# Supplied data
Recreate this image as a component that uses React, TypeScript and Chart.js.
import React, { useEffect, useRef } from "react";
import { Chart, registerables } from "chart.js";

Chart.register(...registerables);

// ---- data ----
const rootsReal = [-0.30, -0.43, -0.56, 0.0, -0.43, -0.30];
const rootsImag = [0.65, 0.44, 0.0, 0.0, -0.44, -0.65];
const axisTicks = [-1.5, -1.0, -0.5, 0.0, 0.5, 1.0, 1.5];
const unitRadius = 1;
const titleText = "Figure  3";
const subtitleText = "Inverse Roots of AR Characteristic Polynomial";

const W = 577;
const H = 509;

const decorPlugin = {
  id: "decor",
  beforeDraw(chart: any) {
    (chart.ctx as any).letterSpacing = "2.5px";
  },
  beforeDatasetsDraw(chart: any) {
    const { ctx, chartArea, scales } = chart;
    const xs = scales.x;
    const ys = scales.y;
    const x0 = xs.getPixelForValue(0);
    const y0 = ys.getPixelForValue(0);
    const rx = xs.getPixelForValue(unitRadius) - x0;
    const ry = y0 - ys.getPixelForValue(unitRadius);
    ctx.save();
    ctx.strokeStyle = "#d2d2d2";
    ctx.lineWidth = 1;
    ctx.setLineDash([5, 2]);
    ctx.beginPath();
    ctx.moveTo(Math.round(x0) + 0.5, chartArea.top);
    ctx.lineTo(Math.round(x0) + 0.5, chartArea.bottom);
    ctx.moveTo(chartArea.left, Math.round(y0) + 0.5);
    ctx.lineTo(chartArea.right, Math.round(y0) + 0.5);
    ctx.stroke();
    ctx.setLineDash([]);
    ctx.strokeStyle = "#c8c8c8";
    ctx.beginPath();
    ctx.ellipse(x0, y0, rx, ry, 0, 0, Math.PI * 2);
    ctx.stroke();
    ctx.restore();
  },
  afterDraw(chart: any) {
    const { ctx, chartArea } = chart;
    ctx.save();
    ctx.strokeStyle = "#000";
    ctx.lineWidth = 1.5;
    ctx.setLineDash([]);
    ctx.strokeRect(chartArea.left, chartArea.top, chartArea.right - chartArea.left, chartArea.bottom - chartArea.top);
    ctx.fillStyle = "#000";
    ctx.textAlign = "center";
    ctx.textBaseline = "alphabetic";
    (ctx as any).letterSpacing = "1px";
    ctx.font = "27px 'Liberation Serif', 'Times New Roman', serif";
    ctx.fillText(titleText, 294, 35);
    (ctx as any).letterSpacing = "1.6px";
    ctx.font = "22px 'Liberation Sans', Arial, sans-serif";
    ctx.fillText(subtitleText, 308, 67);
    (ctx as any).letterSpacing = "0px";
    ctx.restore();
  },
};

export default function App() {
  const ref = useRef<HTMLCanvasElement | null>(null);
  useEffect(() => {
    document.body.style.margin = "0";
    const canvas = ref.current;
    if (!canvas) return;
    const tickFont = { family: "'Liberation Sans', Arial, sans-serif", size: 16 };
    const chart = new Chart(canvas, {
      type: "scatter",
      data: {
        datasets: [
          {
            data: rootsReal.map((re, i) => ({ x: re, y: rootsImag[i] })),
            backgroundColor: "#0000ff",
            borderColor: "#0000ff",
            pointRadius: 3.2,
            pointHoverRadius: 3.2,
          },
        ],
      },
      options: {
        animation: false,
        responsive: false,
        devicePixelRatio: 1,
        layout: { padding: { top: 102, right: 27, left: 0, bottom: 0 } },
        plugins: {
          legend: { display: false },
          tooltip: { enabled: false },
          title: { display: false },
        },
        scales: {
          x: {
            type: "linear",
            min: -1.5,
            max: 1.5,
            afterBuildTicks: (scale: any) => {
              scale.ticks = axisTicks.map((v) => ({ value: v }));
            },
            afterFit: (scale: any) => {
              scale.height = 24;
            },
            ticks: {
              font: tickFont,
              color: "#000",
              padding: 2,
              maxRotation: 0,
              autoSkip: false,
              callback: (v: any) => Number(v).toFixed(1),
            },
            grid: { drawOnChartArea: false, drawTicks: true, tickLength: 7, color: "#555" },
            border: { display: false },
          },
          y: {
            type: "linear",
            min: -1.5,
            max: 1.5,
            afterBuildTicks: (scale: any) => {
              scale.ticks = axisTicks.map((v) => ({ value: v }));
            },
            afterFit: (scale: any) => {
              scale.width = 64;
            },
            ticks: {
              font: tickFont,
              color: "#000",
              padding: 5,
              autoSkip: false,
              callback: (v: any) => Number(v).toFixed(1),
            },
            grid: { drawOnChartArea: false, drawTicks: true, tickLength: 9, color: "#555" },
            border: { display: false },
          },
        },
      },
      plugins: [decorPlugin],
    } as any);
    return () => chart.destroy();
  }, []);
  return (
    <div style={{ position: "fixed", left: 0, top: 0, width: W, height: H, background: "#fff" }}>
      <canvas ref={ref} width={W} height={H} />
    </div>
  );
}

# Your objective
Identify the lines of the data that contain the word "React". Copy each of them.

# Problem solution
Recreate this image as a component that uses React, TypeScript and Chart.js.
import React, { useEffect, useRef } from "react";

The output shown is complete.